Monday, November 30, 2009

Mob justice

(Warning - you may find this disturbing)

You know when you read novels set in ‘ye olde days’ and it is a brutally honest novel, showing how hard it was to live in those times with poverty and death hovering over everyone’s shoulder. Violence was astonishingly casual as people struggled to live, struggled to earn a penny and have food to eat and still try to find some enjoyment out of life; life was cheap. There are scenes in which mobs form to watch men hang for serious and not so serious crimes. There are scenes where mobs form in order to attack a thief, a trickster or an innocent accused of something. Mob justice; it’s a scary thought.
It would appear that it still exists here in Africa. People still live in great poverty and that seems to leave a well of emotion that can be reached into at any point and life is cheap in so many ways. I had heard stories and I’ve seen it more than once.
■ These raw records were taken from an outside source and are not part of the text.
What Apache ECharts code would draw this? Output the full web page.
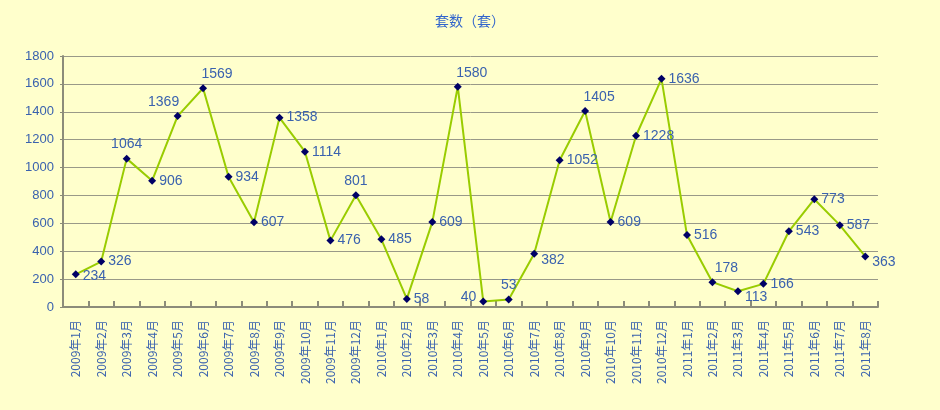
<!DOCTYPE html>
<html><head><meta charset="utf-8">
<script src="https://cdn.jsdelivr.net/npm/echarts@6/dist/echarts.min.js"></script>
<style>html,body{margin:0;padding:0;background:#FFFFCC;}#c{width:940px;height:410px;}</style>
</head><body><div id="c"></div>
<script>
var titleText = '套数（套）';
var categories = ['2009年1月','2009年2月','2009年3月','2009年4月','2009年5月','2009年6月','2009年7月','2009年8月','2009年9月','2009年10月','2009年11月','2009年12月','2010年1月','2010年2月','2010年3月','2010年4月','2010年5月','2010年6月','2010年7月','2010年8月','2010年9月','2010年10月','2010年11月','2010年12月','2011年1月','2011年2月','2011年3月','2011年4月','2011年5月','2011年6月','2011年7月','2011年8月'];
var values = [234,326,1064,906,1369,1569,934,607,1358,1114,476,801,485,58,609,1580,40,53,382,1052,1405,609,1228,1636,516,178,113,166,543,773,587,363];
var yTicks = [0,200,400,600,800,1000,1200,1400,1600,1800];

// label placement per point: [position, dx, dy]
var labelPlace = {
  0:['right',0,2], 2:['top',0,0], 4:['top',-14,0], 5:['top',14,0], 11:['top',0,0],
  15:['top',14,0], 16:['left',0,-4], 17:['top',0,0], 18:['right',0,6], 20:['top',14,0],
  25:['top',14,0], 26:['right',0,6], 31:['right',0,6]
};
var data = values.map(function(v,i){
  var p = labelPlace[i] || ['right',0,0];
  return {value:v, label:{position:p[0], offset:[p[1],p[2]]}};
});

var labelColor = '#3A62AE';
var chart = echarts.init(document.getElementById('c'));
chart.setOption({
  backgroundColor:'#FFFFCC',
  animation:false,
  title:{text:titleText,left:'center',top:9,textStyle:{color:'#3366CC',fontSize:14,fontWeight:'normal',fontFamily:'Noto Sans CJK SC'}},
  grid:{left:63,right:62,top:56,bottom:103},
  xAxis:{type:'category',data:categories,boundaryGap:true,
    axisLine:{lineStyle:{color:'#8C8C7A',width:2}},
    axisTick:{show:true,inside:true,length:6,lineStyle:{color:'#8C8C7A',width:2}},
    axisLabel:{rotate:90,interval:0,color:labelColor,fontSize:12,fontFamily:'Noto Sans CJK SC',margin:13}},
  yAxis:{type:'value',min:yTicks[0],max:yTicks[yTicks.length-1],interval:200,
    axisLine:{show:true,lineStyle:{color:'#8C8C7A',width:2}},
    axisTick:{show:true,length:3,lineStyle:{color:'#8C8C7A'}},
    splitLine:{lineStyle:{color:'#999988',width:1}},
    axisLabel:{color:labelColor,fontSize:13,fontFamily:'Liberation Sans',margin:9,formatter:function(v){return String(v);}}},
  series:[{type:'line',data:data,
    lineStyle:{color:'#99CC00',width:2},
    itemStyle:{color:'#000066'},
    symbol:'diamond',symbolSize:8,
    label:{show:true,color:labelColor,fontSize:14,fontFamily:'Liberation Sans',distance:3}}]
});
</script></body></html>
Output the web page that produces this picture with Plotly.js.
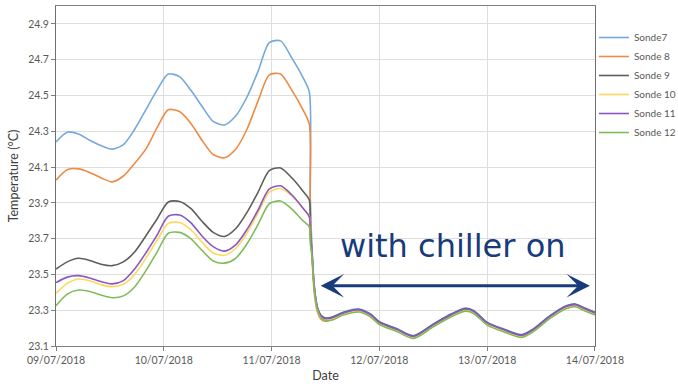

A man and woman walking down the street; the man is propelling the woman by her shoulders and she looks in pain and scared. Words are shouted to a group of young men loitering on the side of the street and suddenly they stream towards the pair and start to push them both around, with great force. As the traffic moves forward and I lose sight of them the crowd is growing larger with people running from all sides to join in and the pushing has become kicking and punching. I feel sick all the way home and for some time after. Mob justice.
Yesterday as we filled up at a petrol station we saw a man running as if his life depended on it, pushing past people who got in his way and followed by a shouting crowd of young men which was joined by more by-standers with every moment that passes. They went around the corner and we couldn’t see them anymore but that sick feeling returned. Mob justice.